Harlan gave a slight nod.
A cleft appeared between Jim’s eyebrows. “Pretty fucking gruesome, eh. Why the hell would he keep it there?”
“I guess he got some kind of kick out of it.”
“Yeah, that’s what our psychologists said, except they used the word necrophilia.” The cleft deepened. “You know me, Harlan. I’ve seen plenty in my time. Nothing much gets to me, but this…I just can’t seem to wrap my head around it.” Jim heaved a sigh. “Anyway, the answer to your question is no. But if there are any more down there the dogs will sniff them out.”
“What do you know about the body?”
“Forensics are still working on that. All I can tell you right now is it’s a male, aged eight or nine, and he’s been dead for a good few years.”
“And what about the Prophet?”
“Who?”
“The Prophet. That’s Jones’s nickname for the fucker who knifed me. Is he talking?”
“Richard Nash. That’s his actual name. He’s a real case. A forty-year old Geordie serial sex offender with a drug habit.”
“What kind of drugs?”
“Whatever he can get his hands on — speed, coke, heroin, prescription drugs. And no, he’s not talking. In fact, he’s not said a fucking word since we brought him in. We’re working on the bastard day and night.”

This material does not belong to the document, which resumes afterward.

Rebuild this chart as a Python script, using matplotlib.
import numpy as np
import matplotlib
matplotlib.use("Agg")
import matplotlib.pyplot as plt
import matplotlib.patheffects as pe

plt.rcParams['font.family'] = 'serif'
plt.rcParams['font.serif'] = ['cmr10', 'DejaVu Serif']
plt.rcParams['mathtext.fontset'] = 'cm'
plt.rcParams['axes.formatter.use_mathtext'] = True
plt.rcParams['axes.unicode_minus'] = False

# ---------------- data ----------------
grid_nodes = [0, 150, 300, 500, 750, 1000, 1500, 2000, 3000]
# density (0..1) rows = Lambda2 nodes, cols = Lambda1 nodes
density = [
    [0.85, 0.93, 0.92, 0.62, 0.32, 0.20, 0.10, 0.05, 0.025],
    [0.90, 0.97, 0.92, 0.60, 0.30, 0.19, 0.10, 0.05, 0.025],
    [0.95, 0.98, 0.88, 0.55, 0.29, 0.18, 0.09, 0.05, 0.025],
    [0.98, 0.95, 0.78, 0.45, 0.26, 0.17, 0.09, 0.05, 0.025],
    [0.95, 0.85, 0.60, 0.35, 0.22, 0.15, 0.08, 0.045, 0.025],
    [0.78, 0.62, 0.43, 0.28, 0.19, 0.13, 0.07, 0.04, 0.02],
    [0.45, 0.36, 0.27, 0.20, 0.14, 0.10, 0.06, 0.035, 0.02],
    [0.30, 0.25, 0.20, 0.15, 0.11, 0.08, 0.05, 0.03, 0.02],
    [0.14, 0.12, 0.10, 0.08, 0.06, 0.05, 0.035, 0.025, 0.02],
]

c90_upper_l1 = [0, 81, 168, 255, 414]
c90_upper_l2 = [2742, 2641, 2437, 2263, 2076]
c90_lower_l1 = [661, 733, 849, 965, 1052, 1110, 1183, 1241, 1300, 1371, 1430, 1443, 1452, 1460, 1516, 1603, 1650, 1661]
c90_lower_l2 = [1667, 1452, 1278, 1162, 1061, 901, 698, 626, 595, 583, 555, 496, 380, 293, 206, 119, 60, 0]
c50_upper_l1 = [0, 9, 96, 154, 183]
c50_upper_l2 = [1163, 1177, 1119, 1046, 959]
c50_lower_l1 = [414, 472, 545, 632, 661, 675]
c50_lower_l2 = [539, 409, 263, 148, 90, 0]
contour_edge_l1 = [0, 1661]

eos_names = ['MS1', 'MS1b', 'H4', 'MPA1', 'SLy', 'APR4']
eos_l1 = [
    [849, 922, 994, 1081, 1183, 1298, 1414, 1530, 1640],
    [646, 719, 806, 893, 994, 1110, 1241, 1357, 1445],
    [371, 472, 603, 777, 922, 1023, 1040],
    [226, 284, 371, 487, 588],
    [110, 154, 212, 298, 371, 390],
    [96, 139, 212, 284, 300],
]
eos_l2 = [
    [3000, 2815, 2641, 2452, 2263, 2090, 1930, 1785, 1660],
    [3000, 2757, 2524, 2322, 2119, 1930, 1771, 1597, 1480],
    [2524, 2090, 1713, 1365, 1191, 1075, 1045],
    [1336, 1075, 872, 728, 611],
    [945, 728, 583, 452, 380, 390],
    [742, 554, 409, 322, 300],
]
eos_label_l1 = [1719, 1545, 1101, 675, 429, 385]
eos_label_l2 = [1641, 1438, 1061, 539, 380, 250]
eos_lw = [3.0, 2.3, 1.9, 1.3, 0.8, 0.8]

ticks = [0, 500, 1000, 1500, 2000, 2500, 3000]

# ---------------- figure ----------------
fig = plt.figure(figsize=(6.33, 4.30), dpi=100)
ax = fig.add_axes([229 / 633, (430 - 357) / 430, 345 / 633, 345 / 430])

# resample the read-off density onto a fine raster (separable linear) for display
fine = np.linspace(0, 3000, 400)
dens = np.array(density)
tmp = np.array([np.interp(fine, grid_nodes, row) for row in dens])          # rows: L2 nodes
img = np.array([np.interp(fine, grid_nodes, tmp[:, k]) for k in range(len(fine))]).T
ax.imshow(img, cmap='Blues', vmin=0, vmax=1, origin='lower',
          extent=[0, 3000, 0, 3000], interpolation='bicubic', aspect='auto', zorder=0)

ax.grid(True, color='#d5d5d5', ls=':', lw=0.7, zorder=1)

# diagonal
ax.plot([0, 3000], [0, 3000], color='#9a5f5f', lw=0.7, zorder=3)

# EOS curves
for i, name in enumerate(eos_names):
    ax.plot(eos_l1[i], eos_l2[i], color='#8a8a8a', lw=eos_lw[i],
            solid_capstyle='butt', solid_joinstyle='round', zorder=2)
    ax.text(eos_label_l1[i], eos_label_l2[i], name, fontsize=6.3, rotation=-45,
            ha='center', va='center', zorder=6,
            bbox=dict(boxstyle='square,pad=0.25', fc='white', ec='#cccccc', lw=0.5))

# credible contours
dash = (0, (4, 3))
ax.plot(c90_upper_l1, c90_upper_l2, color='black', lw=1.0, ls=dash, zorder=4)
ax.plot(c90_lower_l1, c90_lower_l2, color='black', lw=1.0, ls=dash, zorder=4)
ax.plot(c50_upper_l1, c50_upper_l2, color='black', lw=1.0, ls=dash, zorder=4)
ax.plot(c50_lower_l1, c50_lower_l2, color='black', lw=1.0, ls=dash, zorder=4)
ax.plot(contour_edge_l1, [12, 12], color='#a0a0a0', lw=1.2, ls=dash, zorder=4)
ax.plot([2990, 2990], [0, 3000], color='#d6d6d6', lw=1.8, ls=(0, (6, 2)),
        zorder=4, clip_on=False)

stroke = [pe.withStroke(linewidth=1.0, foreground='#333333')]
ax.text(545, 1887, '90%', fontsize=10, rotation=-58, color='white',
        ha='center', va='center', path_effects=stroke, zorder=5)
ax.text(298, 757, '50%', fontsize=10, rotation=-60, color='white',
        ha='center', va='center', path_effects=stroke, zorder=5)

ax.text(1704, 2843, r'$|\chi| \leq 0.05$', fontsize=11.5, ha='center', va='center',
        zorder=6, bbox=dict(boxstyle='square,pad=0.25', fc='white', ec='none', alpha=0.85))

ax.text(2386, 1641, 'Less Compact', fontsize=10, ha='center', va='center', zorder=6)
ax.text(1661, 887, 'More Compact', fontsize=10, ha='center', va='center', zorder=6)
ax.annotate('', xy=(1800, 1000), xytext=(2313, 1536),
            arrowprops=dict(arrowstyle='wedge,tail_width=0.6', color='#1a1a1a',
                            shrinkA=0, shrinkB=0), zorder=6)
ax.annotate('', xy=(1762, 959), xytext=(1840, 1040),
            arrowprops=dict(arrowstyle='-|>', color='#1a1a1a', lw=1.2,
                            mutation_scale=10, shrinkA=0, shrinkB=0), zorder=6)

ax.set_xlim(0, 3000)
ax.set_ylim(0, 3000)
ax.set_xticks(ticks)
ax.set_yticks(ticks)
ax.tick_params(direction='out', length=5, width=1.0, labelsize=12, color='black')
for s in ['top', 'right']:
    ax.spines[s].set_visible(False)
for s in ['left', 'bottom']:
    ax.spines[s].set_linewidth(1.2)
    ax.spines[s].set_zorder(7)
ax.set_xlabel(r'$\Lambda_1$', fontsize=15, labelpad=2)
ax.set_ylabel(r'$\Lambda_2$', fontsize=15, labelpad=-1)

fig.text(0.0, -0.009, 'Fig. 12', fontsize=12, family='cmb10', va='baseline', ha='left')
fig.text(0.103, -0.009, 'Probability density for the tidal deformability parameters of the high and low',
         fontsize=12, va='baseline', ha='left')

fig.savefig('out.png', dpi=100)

“What does his rap-sheet look like?”
“Like every parent’s worst nightmare. It starts when he was just a kid himself. Only days before his sixteenth birthday, he lured an eight-year old boy out of a garden in Newcastle with the promise of ice-cream. The boy was later found semi-conscious on a nearby disused railway line. There was bruising on his throat and traces of semen on his clothing. Nash had strangled him half to death and masturbated over him. Several people had seen Nash walking with the boy, so he was soon identified and arrested. He was charged with ABH and indecent assault. But some idiot judge swallowed a psychiatrist’s opinion that the assault was out of character and reduced the charges to lewd conduct.”
“Lewd conduct,” Harlan said incredulously. “Why not just give him a slap on the wrist and send him on his way?”

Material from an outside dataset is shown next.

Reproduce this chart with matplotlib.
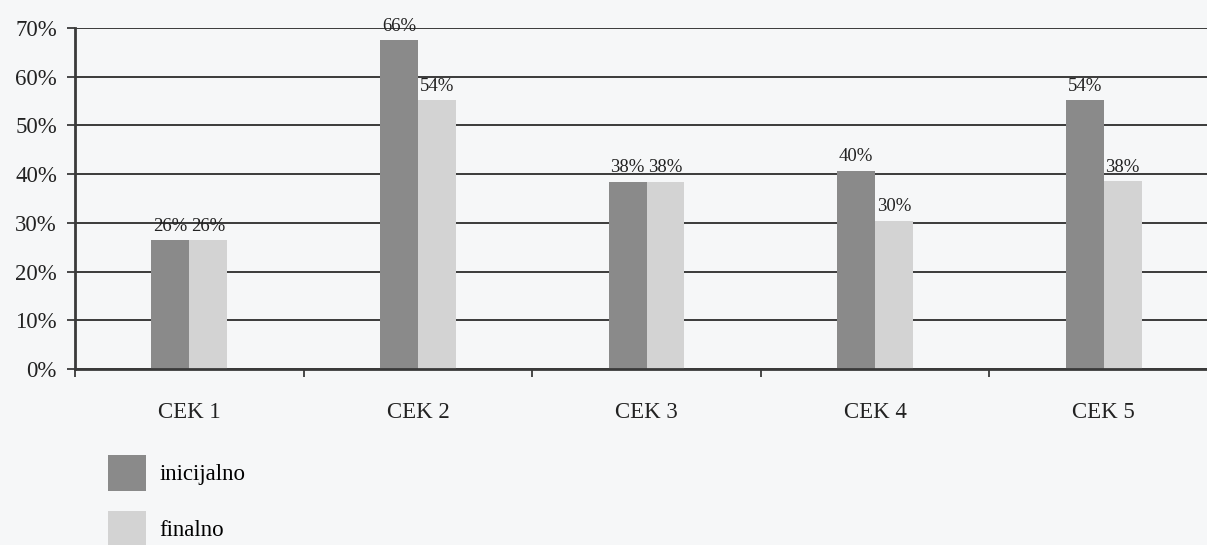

“That’s pretty much what happened. Nash was given a two-year suspended borstal sentence. As soon as it was over, he headed south to London and got a job as a labourer. He found lodgings with a family with three children, one of whom was a nine-year old boy. You don’t have to be a genius to work out what happened next. When the boy’s parents learned that Nash was molesting him, they called the police. And when Nash’s room was searched, they found a huge stash of child pornography magazines, videos and photos he’d taken himself. Turns out Nash liked nothing better than to go to Brighton on his days off and covertly photograph kids on the beach. This time he was sent down. He did a two-year stretch.”

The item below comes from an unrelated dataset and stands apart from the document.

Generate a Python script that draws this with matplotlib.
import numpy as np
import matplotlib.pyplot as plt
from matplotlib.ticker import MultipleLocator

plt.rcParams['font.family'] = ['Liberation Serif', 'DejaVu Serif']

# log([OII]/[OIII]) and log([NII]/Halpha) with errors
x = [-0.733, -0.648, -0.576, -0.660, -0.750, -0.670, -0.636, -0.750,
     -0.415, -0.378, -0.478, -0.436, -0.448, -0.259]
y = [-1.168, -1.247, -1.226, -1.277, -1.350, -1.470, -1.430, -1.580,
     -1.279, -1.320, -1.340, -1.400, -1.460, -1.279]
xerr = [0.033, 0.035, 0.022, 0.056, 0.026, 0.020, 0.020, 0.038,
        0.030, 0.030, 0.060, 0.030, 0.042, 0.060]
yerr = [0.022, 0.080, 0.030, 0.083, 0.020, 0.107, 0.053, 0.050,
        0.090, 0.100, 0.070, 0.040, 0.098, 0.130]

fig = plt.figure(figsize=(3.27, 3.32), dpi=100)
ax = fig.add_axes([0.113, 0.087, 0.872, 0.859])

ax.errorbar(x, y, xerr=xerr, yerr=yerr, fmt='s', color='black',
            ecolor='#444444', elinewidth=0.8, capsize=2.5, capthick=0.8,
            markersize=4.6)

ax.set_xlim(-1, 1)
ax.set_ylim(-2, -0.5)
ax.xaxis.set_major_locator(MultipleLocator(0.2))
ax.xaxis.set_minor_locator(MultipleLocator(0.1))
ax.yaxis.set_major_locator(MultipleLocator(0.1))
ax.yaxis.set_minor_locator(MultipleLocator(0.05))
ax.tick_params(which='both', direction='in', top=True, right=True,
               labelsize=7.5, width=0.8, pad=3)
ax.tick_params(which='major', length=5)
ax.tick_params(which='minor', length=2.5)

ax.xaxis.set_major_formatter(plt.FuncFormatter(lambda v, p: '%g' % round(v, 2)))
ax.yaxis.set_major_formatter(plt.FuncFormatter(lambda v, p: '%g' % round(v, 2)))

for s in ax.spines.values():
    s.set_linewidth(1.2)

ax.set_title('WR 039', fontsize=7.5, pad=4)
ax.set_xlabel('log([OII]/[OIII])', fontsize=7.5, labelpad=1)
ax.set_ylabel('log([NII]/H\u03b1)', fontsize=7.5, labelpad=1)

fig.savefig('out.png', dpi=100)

Harlan’s lips curled in disgust. “Two fucking years.”
“I know. It’s a joke. But it was enough to teach him to be cautious. After he got out, he worked as a jobbing handyman, and managed to stay off our radar for a good few years. Then, in 2001, a woman whose house he was working on caught him stealing jewellery. The police searched his digs. They turned up a small amount of cocaine and a boxful of toys.”
“Jones said Nash sold toys on the streets.”
Jim shook his head. “These were used toys. The woman identified several of them as belonging to her kids.” His voice grew thick with import. “Get this, Nash admitted he’d been stealing from the bedrooms of children at houses where he worked. He was always careful only to take things that would’ve been assumed to be lost rather than stolen — teddy bears, toy soldiers and cars, things like that. But it’s pretty obvious now that he was working up the nerve to take not merely toys, but the kids they belonged to as well.”
“Let me guess, he wasn’t charged.”
“He got a small fine for possession. But his business was ruined, so he was forced to head south again. This time he didn’t make it as far as London. He stayed with a relative in Birmingham. That’s when he met his first girlfriend.”
“Mary Webster?”
“No, but I’ll get to her in a minute. Her name was Coralee Edmunds. She gave him bed and board in return for working on her house, and they started sleeping together. They’d only been together four or five months when she found child porn on his computer. She called the police, and Nash ended up with a ten month jail sentence. He served just over half of it.”